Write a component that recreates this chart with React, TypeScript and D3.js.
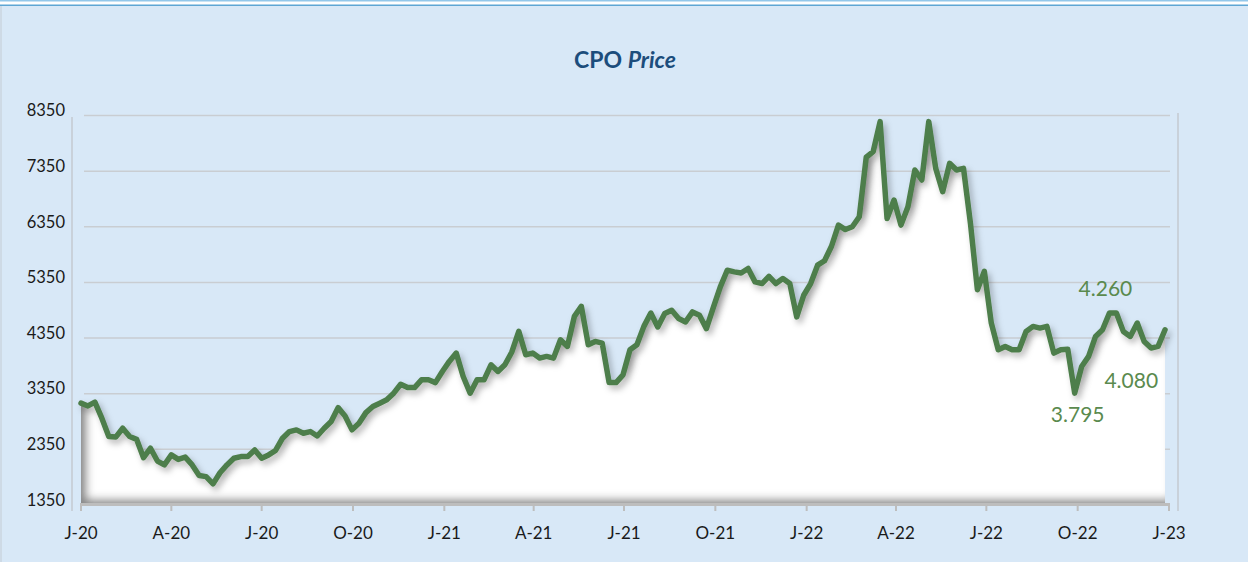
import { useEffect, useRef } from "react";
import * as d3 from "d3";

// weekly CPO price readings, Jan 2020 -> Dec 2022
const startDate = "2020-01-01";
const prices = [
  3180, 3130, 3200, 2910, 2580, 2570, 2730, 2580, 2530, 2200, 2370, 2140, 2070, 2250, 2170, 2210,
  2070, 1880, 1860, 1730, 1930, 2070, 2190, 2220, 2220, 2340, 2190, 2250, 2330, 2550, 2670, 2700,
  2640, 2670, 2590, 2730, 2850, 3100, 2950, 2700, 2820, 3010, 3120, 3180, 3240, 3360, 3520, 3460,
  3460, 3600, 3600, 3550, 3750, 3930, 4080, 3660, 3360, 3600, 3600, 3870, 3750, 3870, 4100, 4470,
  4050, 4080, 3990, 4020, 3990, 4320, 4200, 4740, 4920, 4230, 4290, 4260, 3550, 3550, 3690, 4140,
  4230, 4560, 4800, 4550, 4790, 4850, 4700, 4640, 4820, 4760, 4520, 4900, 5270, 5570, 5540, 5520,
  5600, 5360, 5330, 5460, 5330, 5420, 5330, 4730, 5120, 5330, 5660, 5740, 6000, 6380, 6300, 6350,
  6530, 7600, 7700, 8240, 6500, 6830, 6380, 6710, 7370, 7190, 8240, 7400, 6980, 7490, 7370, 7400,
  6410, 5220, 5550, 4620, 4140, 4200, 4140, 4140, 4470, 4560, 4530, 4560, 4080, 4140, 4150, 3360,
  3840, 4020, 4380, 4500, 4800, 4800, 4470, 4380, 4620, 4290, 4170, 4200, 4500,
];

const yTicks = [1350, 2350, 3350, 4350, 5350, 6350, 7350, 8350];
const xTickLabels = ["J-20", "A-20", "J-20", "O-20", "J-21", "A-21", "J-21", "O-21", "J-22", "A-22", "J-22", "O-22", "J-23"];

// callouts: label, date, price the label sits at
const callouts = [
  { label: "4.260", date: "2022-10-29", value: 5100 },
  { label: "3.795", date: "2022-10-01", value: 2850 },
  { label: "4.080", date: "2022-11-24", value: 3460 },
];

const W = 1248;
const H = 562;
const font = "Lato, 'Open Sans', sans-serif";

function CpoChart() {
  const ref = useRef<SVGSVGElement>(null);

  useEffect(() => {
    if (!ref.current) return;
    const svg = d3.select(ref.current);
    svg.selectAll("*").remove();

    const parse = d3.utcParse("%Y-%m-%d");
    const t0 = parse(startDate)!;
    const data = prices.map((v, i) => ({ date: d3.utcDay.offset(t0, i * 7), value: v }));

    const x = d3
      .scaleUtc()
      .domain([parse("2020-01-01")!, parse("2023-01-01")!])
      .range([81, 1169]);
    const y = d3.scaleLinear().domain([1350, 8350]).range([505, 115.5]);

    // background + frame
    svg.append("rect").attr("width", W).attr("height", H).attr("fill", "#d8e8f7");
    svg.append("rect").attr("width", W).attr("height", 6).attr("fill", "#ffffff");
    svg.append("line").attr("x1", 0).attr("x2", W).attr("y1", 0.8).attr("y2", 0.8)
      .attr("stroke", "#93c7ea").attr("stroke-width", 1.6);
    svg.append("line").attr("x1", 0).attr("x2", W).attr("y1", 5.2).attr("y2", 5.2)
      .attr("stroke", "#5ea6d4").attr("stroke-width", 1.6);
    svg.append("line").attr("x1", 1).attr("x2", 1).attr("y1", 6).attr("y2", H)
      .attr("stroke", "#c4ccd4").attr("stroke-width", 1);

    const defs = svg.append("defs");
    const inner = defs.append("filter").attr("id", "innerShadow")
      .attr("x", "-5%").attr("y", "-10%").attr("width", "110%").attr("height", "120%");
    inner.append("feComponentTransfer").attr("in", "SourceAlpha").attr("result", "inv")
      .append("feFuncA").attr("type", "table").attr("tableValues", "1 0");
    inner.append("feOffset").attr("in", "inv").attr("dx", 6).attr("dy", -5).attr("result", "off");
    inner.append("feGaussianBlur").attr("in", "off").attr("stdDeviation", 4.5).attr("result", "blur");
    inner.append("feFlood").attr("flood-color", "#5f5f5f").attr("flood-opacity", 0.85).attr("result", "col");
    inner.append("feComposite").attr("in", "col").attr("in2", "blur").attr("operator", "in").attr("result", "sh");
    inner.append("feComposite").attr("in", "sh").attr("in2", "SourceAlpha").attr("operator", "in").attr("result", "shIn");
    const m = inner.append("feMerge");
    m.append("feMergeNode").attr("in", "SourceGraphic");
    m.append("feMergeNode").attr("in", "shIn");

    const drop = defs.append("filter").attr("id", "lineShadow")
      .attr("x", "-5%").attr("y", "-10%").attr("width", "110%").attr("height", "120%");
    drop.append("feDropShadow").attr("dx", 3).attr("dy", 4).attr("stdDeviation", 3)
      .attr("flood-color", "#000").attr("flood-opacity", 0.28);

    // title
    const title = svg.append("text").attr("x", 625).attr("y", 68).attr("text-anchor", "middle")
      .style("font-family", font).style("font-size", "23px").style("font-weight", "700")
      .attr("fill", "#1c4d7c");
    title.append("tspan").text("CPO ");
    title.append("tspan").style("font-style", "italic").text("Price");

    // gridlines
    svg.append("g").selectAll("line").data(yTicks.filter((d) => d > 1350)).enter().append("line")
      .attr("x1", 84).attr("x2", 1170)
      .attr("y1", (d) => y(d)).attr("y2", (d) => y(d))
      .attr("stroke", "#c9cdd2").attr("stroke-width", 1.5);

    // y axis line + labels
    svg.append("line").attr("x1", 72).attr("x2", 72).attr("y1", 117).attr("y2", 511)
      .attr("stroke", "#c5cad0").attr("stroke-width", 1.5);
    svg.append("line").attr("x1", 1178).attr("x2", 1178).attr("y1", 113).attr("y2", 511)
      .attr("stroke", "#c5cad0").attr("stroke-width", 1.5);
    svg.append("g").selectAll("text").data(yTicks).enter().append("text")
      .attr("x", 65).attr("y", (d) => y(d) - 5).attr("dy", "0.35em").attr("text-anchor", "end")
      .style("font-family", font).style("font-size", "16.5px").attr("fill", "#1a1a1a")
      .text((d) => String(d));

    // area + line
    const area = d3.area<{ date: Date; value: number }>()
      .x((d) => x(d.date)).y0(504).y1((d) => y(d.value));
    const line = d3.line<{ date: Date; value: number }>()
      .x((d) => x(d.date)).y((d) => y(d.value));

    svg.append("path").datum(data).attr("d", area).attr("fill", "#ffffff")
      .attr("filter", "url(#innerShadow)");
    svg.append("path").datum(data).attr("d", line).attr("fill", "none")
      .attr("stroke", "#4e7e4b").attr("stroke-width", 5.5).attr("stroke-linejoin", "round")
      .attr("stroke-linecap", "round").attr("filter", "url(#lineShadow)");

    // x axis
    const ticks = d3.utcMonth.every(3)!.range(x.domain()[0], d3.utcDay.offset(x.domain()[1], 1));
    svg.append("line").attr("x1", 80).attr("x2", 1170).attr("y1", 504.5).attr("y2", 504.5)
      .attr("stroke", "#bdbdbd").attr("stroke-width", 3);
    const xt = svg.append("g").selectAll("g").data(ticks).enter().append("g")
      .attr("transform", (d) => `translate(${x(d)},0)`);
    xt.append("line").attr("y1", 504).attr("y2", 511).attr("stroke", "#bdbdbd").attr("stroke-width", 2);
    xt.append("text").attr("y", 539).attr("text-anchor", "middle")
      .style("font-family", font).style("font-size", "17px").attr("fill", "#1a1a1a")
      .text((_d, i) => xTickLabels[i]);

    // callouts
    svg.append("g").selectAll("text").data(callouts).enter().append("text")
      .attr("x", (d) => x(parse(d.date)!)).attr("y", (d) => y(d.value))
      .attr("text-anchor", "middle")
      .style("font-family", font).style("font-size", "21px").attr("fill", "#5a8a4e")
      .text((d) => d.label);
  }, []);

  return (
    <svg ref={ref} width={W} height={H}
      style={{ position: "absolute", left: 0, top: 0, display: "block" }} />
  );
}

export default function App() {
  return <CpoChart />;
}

• **THE EXERCISE**: Copy nothing but the lines from the first one in the listing through the line with "import * as", and omit the pictures.

• **EXERCISE RESULT**:
Write a component that recreates this chart with React, TypeScript and D3.js.
import { useEffect, useRef } from "react";
import * as d3 from "d3";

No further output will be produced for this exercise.